▶ **Recorded data**:
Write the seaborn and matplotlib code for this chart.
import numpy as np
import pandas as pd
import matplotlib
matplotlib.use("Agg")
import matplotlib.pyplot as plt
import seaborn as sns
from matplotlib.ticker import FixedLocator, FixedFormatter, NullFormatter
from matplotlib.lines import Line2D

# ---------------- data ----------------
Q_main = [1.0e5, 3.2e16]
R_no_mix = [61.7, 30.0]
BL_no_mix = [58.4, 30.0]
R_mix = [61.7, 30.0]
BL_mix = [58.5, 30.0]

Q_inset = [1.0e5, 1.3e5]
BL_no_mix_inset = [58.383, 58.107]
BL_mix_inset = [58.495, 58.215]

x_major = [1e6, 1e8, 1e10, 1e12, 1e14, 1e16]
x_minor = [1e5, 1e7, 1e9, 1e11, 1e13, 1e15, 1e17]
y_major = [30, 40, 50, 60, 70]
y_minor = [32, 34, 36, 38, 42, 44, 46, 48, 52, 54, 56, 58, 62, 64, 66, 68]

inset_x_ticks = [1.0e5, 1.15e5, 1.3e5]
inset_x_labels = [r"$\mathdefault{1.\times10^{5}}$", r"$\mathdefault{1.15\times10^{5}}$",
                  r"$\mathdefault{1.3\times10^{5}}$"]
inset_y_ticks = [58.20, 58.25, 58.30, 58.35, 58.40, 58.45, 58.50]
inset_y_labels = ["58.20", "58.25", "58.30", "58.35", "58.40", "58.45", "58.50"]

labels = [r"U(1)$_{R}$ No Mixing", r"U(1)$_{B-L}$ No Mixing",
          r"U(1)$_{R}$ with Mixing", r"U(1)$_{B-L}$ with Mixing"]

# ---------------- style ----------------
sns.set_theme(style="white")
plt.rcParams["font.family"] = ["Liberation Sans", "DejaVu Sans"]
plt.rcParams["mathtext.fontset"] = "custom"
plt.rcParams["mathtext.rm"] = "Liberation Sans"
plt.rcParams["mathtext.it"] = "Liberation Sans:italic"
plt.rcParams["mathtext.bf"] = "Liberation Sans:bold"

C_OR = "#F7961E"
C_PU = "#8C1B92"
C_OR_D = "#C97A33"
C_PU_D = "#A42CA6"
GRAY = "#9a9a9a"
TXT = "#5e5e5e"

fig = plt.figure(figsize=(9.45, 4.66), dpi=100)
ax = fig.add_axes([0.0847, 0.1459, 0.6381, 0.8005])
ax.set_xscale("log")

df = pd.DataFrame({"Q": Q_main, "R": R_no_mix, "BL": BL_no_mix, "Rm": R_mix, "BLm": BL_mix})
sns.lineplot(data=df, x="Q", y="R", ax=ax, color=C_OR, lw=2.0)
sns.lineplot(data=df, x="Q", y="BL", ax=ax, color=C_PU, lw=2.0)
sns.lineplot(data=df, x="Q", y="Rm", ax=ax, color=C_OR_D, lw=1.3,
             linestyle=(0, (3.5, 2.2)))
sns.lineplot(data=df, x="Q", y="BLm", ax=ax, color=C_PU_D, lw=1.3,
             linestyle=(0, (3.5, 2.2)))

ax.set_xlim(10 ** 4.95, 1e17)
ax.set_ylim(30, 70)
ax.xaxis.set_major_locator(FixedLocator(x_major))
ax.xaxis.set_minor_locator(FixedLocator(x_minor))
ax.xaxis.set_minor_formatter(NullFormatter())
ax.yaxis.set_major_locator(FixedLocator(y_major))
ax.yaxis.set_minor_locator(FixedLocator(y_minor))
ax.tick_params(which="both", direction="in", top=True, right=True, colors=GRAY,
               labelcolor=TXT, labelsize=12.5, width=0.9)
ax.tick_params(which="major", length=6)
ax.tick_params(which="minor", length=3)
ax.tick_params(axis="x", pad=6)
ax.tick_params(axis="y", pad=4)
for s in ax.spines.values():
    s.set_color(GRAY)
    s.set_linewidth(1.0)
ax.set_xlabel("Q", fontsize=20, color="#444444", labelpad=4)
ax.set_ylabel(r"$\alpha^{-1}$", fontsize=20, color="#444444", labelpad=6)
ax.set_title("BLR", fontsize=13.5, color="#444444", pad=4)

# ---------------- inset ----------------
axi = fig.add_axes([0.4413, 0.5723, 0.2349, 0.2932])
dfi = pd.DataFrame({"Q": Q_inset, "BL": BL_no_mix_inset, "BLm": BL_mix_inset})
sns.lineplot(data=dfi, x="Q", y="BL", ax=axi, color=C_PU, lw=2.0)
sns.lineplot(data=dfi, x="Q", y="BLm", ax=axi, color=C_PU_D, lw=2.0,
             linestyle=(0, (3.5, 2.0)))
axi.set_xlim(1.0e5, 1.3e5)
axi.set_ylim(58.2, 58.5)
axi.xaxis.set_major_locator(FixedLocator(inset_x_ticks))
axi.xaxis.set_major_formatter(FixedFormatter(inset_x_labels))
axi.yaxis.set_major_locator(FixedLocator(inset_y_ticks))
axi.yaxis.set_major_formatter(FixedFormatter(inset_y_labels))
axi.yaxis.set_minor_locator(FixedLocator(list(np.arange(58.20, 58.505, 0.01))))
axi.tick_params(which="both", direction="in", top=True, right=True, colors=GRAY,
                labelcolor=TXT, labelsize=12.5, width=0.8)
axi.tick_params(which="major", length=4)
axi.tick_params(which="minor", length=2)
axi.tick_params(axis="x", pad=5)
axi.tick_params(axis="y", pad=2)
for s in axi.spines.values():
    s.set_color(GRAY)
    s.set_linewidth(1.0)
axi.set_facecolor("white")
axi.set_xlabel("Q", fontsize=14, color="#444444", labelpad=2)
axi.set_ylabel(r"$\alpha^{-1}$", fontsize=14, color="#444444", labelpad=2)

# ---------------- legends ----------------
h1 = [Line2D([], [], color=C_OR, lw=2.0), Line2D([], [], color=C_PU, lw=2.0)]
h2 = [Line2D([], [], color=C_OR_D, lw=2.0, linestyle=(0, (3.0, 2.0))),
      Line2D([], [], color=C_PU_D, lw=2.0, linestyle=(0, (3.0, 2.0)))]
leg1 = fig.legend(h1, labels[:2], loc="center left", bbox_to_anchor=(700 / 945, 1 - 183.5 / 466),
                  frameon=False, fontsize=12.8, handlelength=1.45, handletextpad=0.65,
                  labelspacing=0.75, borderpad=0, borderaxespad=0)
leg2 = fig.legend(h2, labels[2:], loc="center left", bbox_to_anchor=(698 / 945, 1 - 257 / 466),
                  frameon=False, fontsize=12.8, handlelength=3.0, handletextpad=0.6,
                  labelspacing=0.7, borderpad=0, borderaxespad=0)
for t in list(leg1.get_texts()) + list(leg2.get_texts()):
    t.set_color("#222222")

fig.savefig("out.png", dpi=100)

▶ **Prompt**: All of the data above should be transcribed exactly.

▶ **Result for this exercise**:
Write the seaborn and matplotlib code for this chart.
import numpy as np
import pandas as pd
import matplotlib
matplotlib.use("Agg")
import matplotlib.pyplot as plt
import seaborn as sns
from matplotlib.ticker import FixedLocator, FixedFormatter, NullFormatter
from matplotlib.lines import Line2D

# ---------------- data ----------------
Q_main = [1.0e5, 3.2e16]
R_no_mix = [61.7, 30.0]
BL_no_mix = [58.4, 30.0]
R_mix = [61.7, 30.0]
BL_mix = [58.5, 30.0]

Q_inset = [1.0e5, 1.3e5]
BL_no_mix_inset = [58.383, 58.107]
BL_mix_inset = [58.495, 58.215]

x_major = [1e6, 1e8, 1e10, 1e12, 1e14, 1e16]
x_minor = [1e5, 1e7, 1e9, 1e11, 1e13, 1e15, 1e17]
y_major = [30, 40, 50, 60, 70]
y_minor = [32, 34, 36, 38, 42, 44, 46, 48, 52, 54, 56, 58, 62, 64, 66, 68]

inset_x_ticks = [1.0e5, 1.15e5, 1.3e5]
inset_x_labels = [r"$\mathdefault{1.\times10^{5}}$", r"$\mathdefault{1.15\times10^{5}}$",
                  r"$\mathdefault{1.3\times10^{5}}$"]
inset_y_ticks = [58.20, 58.25, 58.30, 58.35, 58.40, 58.45, 58.50]
inset_y_labels = ["58.20", "58.25", "58.30", "58.35", "58.40", "58.45", "58.50"]

labels = [r"U(1)$_{R}$ No Mixing", r"U(1)$_{B-L}$ No Mixing",
          r"U(1)$_{R}$ with Mixing", r"U(1)$_{B-L}$ with Mixing"]

# ---------------- style ----------------
sns.set_theme(style="white")
plt.rcParams["font.family"] = ["Liberation Sans", "DejaVu Sans"]
plt.rcParams["mathtext.fontset"] = "custom"
plt.rcParams["mathtext.rm"] = "Liberation Sans"
plt.rcParams["mathtext.it"] = "Liberation Sans:italic"
plt.rcParams["mathtext.bf"] = "Liberation Sans:bold"

C_OR = "#F7961E"
C_PU = "#8C1B92"
C_OR_D = "#C97A33"
C_PU_D = "#A42CA6"
GRAY = "#9a9a9a"
TXT = "#5e5e5e"

fig = plt.figure(figsize=(9.45, 4.66), dpi=100)
ax = fig.add_axes([0.0847, 0.1459, 0.6381, 0.8005])
ax.set_xscale("log")

df = pd.DataFrame({"Q": Q_main, "R": R_no_mix, "BL": BL_no_mix, "Rm": R_mix, "BLm": BL_mix})
sns.lineplot(data=df, x="Q", y="R", ax=ax, color=C_OR, lw=2.0)
sns.lineplot(data=df, x="Q", y="BL", ax=ax, color=C_PU, lw=2.0)
sns.lineplot(data=df, x="Q", y="Rm", ax=ax, color=C_OR_D, lw=1.3,
             linestyle=(0, (3.5, 2.2)))
sns.lineplot(data=df, x="Q", y="BLm", ax=ax, color=C_PU_D, lw=1.3,
             linestyle=(0, (3.5, 2.2)))

ax.set_xlim(10 ** 4.95, 1e17)
ax.set_ylim(30, 70)
ax.xaxis.set_major_locator(FixedLocator(x_major))
ax.xaxis.set_minor_locator(FixedLocator(x_minor))
ax.xaxis.set_minor_formatter(NullFormatter())
ax.yaxis.set_major_locator(FixedLocator(y_major))
ax.yaxis.set_minor_locator(FixedLocator(y_minor))
ax.tick_params(which="both", direction="in", top=True, right=True, colors=GRAY,
               labelcolor=TXT, labelsize=12.5, width=0.9)
ax.tick_params(which="major", length=6)
ax.tick_params(which="minor", length=3)
ax.tick_params(axis="x", pad=6)
ax.tick_params(axis="y", pad=4)
for s in ax.spines.values():
    s.set_color(GRAY)
    s.set_linewidth(1.0)
ax.set_xlabel("Q", fontsize=20, color="#444444", labelpad=4)
ax.set_ylabel(r"$\alpha^{-1}$", fontsize=20, color="#444444", labelpad=6)
ax.set_title("BLR", fontsize=13.5, color="#444444", pad=4)

# ---------------- inset ----------------
axi = fig.add_axes([0.4413, 0.5723, 0.2349, 0.2932])
dfi = pd.DataFrame({"Q": Q_inset, "BL": BL_no_mix_inset, "BLm": BL_mix_inset})
sns.lineplot(data=dfi, x="Q", y="BL", ax=axi, color=C_PU, lw=2.0)
sns.lineplot(data=dfi, x="Q", y="BLm", ax=axi, color=C_PU_D, lw=2.0,
             linestyle=(0, (3.5, 2.0)))
axi.set_xlim(1.0e5, 1.3e5)
axi.set_ylim(58.2, 58.5)
axi.xaxis.set_major_locator(FixedLocator(inset_x_ticks))
axi.xaxis.set_major_formatter(FixedFormatter(inset_x_labels))
axi.yaxis.set_major_locator(FixedLocator(inset_y_ticks))
axi.yaxis.set_major_formatter(FixedFormatter(inset_y_labels))
axi.yaxis.set_minor_locator(FixedLocator(list(np.arange(58.20, 58.505, 0.01))))
axi.tick_params(which="both", direction="in", top=True, right=True, colors=GRAY,
                labelcolor=TXT, labelsize=12.5, width=0.8)
axi.tick_params(which="major", length=4)
axi.tick_params(which="minor", length=2)
axi.tick_params(axis="x", pad=5)
axi.tick_params(axis="y", pad=2)
for s in axi.spines.values():
    s.set_color(GRAY)
    s.set_linewidth(1.0)
axi.set_facecolor("white")
axi.set_xlabel("Q", fontsize=14, color="#444444", labelpad=2)
axi.set_ylabel(r"$\alpha^{-1}$", fontsize=14, color="#444444", labelpad=2)

# ---------------- legends ----------------
h1 = [Line2D([], [], color=C_OR, lw=2.0), Line2D([], [], color=C_PU, lw=2.0)]
h2 = [Line2D([], [], color=C_OR_D, lw=2.0, linestyle=(0, (3.0, 2.0))),
      Line2D([], [], color=C_PU_D, lw=2.0, linestyle=(0, (3.0, 2.0)))]
leg1 = fig.legend(h1, labels[:2], loc="center left", bbox_to_anchor=(700 / 945, 1 - 183.5 / 466),
                  frameon=False, fontsize=12.8, handlelength=1.45, handletextpad=0.65,
                  labelspacing=0.75, borderpad=0, borderaxespad=0)
leg2 = fig.legend(h2, labels[2:], loc="center left", bbox_to_anchor=(698 / 945, 1 - 257 / 466),
                  frameon=False, fontsize=12.8, handlelength=3.0, handletextpad=0.6,
                  labelspacing=0.7, borderpad=0, borderaxespad=0)
for t in list(leg1.get_texts()) + list(leg2.get_texts()):
    t.set_color("#222222")

fig.savefig("out.png", dpi=100)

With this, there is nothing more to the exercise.